Write the data out again, exactly as given.

===

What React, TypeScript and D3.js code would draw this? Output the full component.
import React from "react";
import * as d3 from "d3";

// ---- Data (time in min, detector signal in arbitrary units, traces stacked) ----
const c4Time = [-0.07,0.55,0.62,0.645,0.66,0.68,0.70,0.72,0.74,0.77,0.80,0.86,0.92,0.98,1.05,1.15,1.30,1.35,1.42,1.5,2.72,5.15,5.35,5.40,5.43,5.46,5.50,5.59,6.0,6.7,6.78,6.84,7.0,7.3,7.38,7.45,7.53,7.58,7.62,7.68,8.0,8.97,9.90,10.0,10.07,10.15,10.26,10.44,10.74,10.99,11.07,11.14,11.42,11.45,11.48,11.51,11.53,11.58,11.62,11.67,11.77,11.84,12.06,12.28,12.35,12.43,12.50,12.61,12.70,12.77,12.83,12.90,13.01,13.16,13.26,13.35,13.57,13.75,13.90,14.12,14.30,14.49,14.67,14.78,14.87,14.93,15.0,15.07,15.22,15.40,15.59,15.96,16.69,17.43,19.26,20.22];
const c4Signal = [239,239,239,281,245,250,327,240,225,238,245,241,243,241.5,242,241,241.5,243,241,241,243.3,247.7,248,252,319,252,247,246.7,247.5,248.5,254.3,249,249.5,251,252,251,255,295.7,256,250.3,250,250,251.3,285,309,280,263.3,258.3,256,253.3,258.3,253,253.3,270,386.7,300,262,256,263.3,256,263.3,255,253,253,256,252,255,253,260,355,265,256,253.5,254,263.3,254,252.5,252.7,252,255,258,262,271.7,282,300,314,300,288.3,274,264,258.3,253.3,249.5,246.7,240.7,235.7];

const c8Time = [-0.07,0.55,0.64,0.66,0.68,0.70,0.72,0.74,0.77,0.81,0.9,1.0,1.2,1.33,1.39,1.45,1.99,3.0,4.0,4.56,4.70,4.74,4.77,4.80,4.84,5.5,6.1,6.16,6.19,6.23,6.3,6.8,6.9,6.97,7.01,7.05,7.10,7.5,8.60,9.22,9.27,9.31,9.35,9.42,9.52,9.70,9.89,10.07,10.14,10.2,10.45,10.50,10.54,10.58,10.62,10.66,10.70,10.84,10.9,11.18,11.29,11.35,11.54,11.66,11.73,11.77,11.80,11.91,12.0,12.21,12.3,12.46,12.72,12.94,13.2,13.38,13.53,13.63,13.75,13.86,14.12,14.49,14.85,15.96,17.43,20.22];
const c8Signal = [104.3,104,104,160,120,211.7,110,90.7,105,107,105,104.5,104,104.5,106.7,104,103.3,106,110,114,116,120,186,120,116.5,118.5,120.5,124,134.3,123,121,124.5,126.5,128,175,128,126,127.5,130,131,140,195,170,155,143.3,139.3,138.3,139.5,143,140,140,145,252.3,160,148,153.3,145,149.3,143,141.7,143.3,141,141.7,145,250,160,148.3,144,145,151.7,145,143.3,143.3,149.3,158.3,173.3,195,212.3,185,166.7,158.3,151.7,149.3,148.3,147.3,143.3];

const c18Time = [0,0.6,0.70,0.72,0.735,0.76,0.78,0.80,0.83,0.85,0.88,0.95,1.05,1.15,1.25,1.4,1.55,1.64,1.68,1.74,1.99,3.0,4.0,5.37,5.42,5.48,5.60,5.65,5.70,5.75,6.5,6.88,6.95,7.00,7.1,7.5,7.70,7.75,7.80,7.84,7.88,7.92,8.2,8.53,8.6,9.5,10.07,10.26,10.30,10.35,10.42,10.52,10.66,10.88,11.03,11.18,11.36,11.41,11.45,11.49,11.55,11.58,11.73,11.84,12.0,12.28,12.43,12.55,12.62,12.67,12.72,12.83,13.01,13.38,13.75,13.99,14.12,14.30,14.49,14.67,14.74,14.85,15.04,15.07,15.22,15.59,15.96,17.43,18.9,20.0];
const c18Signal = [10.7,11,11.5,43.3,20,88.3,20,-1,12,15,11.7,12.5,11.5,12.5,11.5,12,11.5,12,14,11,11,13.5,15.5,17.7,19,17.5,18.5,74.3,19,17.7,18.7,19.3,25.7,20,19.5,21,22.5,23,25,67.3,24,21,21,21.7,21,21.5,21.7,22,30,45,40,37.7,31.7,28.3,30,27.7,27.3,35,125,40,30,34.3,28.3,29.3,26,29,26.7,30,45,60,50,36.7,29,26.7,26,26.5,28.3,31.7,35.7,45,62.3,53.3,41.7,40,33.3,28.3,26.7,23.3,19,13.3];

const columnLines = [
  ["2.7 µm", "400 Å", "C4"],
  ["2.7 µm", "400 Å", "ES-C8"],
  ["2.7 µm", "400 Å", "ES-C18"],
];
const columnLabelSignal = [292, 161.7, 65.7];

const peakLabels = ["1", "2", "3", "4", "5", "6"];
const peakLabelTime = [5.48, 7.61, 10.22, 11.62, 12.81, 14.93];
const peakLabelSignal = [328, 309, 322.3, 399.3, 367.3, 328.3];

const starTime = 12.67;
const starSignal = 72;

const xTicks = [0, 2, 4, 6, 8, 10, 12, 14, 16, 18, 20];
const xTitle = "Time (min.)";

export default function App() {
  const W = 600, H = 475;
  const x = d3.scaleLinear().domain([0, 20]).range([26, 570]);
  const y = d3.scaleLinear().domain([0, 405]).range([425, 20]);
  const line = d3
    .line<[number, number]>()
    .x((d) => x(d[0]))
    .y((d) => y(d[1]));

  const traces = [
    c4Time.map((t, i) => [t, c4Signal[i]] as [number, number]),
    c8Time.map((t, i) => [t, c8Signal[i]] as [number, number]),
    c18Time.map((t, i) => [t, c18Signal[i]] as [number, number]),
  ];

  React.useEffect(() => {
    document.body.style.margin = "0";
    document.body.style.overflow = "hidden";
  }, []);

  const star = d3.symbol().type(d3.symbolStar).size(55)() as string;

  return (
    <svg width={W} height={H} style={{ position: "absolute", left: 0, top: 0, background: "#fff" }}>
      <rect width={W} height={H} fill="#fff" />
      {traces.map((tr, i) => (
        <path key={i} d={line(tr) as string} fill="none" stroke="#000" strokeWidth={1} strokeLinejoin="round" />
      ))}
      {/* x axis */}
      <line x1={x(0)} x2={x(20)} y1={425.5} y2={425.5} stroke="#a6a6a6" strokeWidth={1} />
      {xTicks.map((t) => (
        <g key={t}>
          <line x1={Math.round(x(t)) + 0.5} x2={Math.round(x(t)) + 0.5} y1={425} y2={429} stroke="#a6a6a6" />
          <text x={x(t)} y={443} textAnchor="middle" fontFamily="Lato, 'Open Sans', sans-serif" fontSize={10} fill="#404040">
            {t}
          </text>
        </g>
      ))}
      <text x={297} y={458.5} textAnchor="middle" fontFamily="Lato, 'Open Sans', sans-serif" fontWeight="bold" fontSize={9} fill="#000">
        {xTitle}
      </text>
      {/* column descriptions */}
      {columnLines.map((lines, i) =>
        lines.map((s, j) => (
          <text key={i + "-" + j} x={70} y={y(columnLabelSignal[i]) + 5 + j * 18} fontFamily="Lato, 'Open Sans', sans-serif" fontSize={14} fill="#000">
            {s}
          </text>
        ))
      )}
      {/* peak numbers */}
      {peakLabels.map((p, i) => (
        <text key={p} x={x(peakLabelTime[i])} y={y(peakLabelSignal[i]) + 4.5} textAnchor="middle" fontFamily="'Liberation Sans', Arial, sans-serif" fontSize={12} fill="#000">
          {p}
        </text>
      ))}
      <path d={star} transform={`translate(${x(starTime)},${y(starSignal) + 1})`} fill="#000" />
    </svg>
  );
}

===

→ **OUTPUT BELOW**
What React, TypeScript and D3.js code would draw this? Output the full component.
import React from "react";
import * as d3 from "d3";

// ---- Data (time in min, detector signal in arbitrary units, traces stacked) ----
const c4Time = [-0.07,0.55,0.62,0.645,0.66,0.68,0.70,0.72,0.74,0.77,0.80,0.86,0.92,0.98,1.05,1.15,1.30,1.35,1.42,1.5,2.72,5.15,5.35,5.40,5.43,5.46,5.50,5.59,6.0,6.7,6.78,6.84,7.0,7.3,7.38,7.45,7.53,7.58,7.62,7.68,8.0,8.97,9.90,10.0,10.07,10.15,10.26,10.44,10.74,10.99,11.07,11.14,11.42,11.45,11.48,11.51,11.53,11.58,11.62,11.67,11.77,11.84,12.06,12.28,12.35,12.43,12.50,12.61,12.70,12.77,12.83,12.90,13.01,13.16,13.26,13.35,13.57,13.75,13.90,14.12,14.30,14.49,14.67,14.78,14.87,14.93,15.0,15.07,15.22,15.40,15.59,15.96,16.69,17.43,19.26,20.22];
const c4Signal = [239,239,239,281,245,250,327,240,225,238,245,241,243,241.5,242,241,241.5,243,241,241,243.3,247.7,248,252,319,252,247,246.7,247.5,248.5,254.3,249,249.5,251,252,251,255,295.7,256,250.3,250,250,251.3,285,309,280,263.3,258.3,256,253.3,258.3,253,253.3,270,386.7,300,262,256,263.3,256,263.3,255,253,253,256,252,255,253,260,355,265,256,253.5,254,263.3,254,252.5,252.7,252,255,258,262,271.7,282,300,314,300,288.3,274,264,258.3,253.3,249.5,246.7,240.7,235.7];

const c8Time = [-0.07,0.55,0.64,0.66,0.68,0.70,0.72,0.74,0.77,0.81,0.9,1.0,1.2,1.33,1.39,1.45,1.99,3.0,4.0,4.56,4.70,4.74,4.77,4.80,4.84,5.5,6.1,6.16,6.19,6.23,6.3,6.8,6.9,6.97,7.01,7.05,7.10,7.5,8.60,9.22,9.27,9.31,9.35,9.42,9.52,9.70,9.89,10.07,10.14,10.2,10.45,10.50,10.54,10.58,10.62,10.66,10.70,10.84,10.9,11.18,11.29,11.35,11.54,11.66,11.73,11.77,11.80,11.91,12.0,12.21,12.3,12.46,12.72,12.94,13.2,13.38,13.53,13.63,13.75,13.86,14.12,14.49,14.85,15.96,17.43,20.22];
const c8Signal = [104.3,104,104,160,120,211.7,110,90.7,105,107,105,104.5,104,104.5,106.7,104,103.3,106,110,114,116,120,186,120,116.5,118.5,120.5,124,134.3,123,121,124.5,126.5,128,175,128,126,127.5,130,131,140,195,170,155,143.3,139.3,138.3,139.5,143,140,140,145,252.3,160,148,153.3,145,149.3,143,141.7,143.3,141,141.7,145,250,160,148.3,144,145,151.7,145,143.3,143.3,149.3,158.3,173.3,195,212.3,185,166.7,158.3,151.7,149.3,148.3,147.3,143.3];

const c18Time = [0,0.6,0.70,0.72,0.735,0.76,0.78,0.80,0.83,0.85,0.88,0.95,1.05,1.15,1.25,1.4,1.55,1.64,1.68,1.74,1.99,3.0,4.0,5.37,5.42,5.48,5.60,5.65,5.70,5.75,6.5,6.88,6.95,7.00,7.1,7.5,7.70,7.75,7.80,7.84,7.88,7.92,8.2,8.53,8.6,9.5,10.07,10.26,10.30,10.35,10.42,10.52,10.66,10.88,11.03,11.18,11.36,11.41,11.45,11.49,11.55,11.58,11.73,11.84,12.0,12.28,12.43,12.55,12.62,12.67,12.72,12.83,13.01,13.38,13.75,13.99,14.12,14.30,14.49,14.67,14.74,14.85,15.04,15.07,15.22,15.59,15.96,17.43,18.9,20.0];
const c18Signal = [10.7,11,11.5,43.3,20,88.3,20,-1,12,15,11.7,12.5,11.5,12.5,11.5,12,11.5,12,14,11,11,13.5,15.5,17.7,19,17.5,18.5,74.3,19,17.7,18.7,19.3,25.7,20,19.5,21,22.5,23,25,67.3,24,21,21,21.7,21,21.5,21.7,22,30,45,40,37.7,31.7,28.3,30,27.7,27.3,35,125,40,30,34.3,28.3,29.3,26,29,26.7,30,45,60,50,36.7,29,26.7,26,26.5,28.3,31.7,35.7,45,62.3,53.3,41.7,40,33.3,28.3,26.7,23.3,19,13.3];

const columnLines = [
  ["2.7 µm", "400 Å", "C4"],
  ["2.7 µm", "400 Å", "ES-C8"],
  ["2.7 µm", "400 Å", "ES-C18"],
];
const columnLabelSignal = [292, 161.7, 65.7];

const peakLabels = ["1", "2", "3", "4", "5", "6"];
const peakLabelTime = [5.48, 7.61, 10.22, 11.62, 12.81, 14.93];
const peakLabelSignal = [328, 309, 322.3, 399.3, 367.3, 328.3];

const starTime = 12.67;
const starSignal = 72;

const xTicks = [0, 2, 4, 6, 8, 10, 12, 14, 16, 18, 20];
const xTitle = "Time (min.)";

export default function App() {
  const W = 600, H = 475;
  const x = d3.scaleLinear().domain([0, 20]).range([26, 570]);
  const y = d3.scaleLinear().domain([0, 405]).range([425, 20]);
  const line = d3
    .line<[number, number]>()
    .x((d) => x(d[0]))
    .y((d) => y(d[1]));

  const traces = [
    c4Time.map((t, i) => [t, c4Signal[i]] as [number, number]),
    c8Time.map((t, i) => [t, c8Signal[i]] as [number, number]),
    c18Time.map((t, i) => [t, c18Signal[i]] as [number, number]),
  ];

  React.useEffect(() => {
    document.body.style.margin = "0";
    document.body.style.overflow = "hidden";
  }, []);

  const star = d3.symbol().type(d3.symbolStar).size(55)() as string;

  return (
    <svg width={W} height={H} style={{ position: "absolute", left: 0, top: 0, background: "#fff" }}>
      <rect width={W} height={H} fill="#fff" />
      {traces.map((tr, i) => (
        <path key={i} d={line(tr) as string} fill="none" stroke="#000" strokeWidth={1} strokeLinejoin="round" />
      ))}
      {/* x axis */}
      <line x1={x(0)} x2={x(20)} y1={425.5} y2={425.5} stroke="#a6a6a6" strokeWidth={1} />
      {xTicks.map((t) => (
        <g key={t}>
          <line x1={Math.round(x(t)) + 0.5} x2={Math.round(x(t)) + 0.5} y1={425} y2={429} stroke="#a6a6a6" />
          <text x={x(t)} y={443} textAnchor="middle" fontFamily="Lato, 'Open Sans', sans-serif" fontSize={10} fill="#404040">
            {t}
          </text>
        </g>
      ))}
      <text x={297} y={458.5} textAnchor="middle" fontFamily="Lato, 'Open Sans', sans-serif" fontWeight="bold" fontSize={9} fill="#000">
        {xTitle}
      </text>
      {/* column descriptions */}
      {columnLines.map((lines, i) =>
        lines.map((s, j) => (
          <text key={i + "-" + j} x={70} y={y(columnLabelSignal[i]) + 5 + j * 18} fontFamily="Lato, 'Open Sans', sans-serif" fontSize={14} fill="#000">
            {s}
          </text>
        ))
      )}
      {/* peak numbers */}
      {peakLabels.map((p, i) => (
        <text key={p} x={x(peakLabelTime[i])} y={y(peakLabelSignal[i]) + 4.5} textAnchor="middle" fontFamily="'Liberation Sans', Arial, sans-serif" fontSize={12} fill="#000">
          {p}
        </text>
      ))}
      <path d={star} transform={`translate(${x(starTime)},${y(starSignal) + 1})`} fill="#000" />
    </svg>
  );
}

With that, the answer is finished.